Finding the numbers wrapped in single quotes with a regex is pretty easy - the expression is '\d+', which matches one or more “digit” characters surrounded by single quotes. Plug that into the Find window in the editor and make sure “Use Regular Expression” is selected. The editor highlights the matching strings.

But once you match, how do you replace automatically? Enter Capture Groups. By surrounding a portion of the expression that we’re matching with parentheses, the regex engine will “remember” what it found and allow us to use it later. You can capture multiple groups, and they’re referred to sequentially - the first one is $1, the second is $2, and so on.

Replace

Now we’re able to locate the text that needs to be modified and update each occurrence of it appropriately. The “Find” portion becomes '(\d+)', and the “Replace” is just a reference to the capture group, $1. Click that Replace All button et voilà, you’ve removed those single quotes, but only where appropriate.

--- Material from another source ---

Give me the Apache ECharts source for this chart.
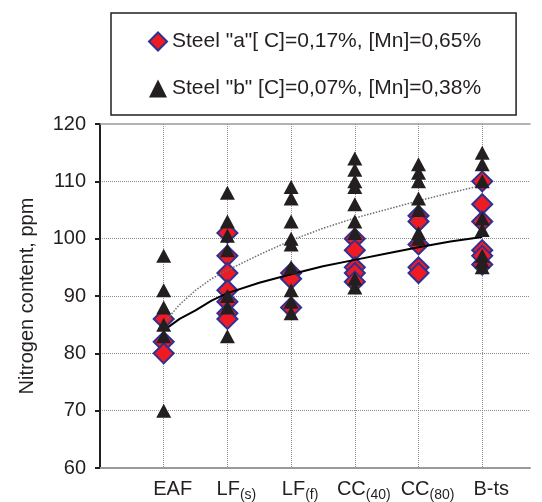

I’ve known capture groups were a thing in regex since I first encountered them, but never thought to try applying them in this way. What a terrific surprise when I tried to use one here and it just worked!

Second Example

That’s a pretty basic example, how about something a little more practical. Let’s say I receive a query from someone accustomed to writing code for MySQL and they’ve used backticks (`) to quote the identifiers. But I want to change these to the square brackets ([]) that tend to be the convention in SQL Server. I can’t just replace the individual characters because the “find” character is the same on each end of the string I need to wrap while the replacement differs. I need to use a capture group again around the “word character” match, with the group’s reference wrapped in the replacement characters.

Wrap Up

I’ve been burning a lot of my text processing/formatting/clean-up time doing hacky workarounds and multi-step changes the past few years. Now that I know I can use capture groups in Visual Studio Code & Azure Data Studio, I’m rethinking my approach. I expect this will be a huge time- and trouble-saver and push me to get more comfortable with using regex. Just be careful with them - you don’t want to use regex to solve one problem and instead end up with two.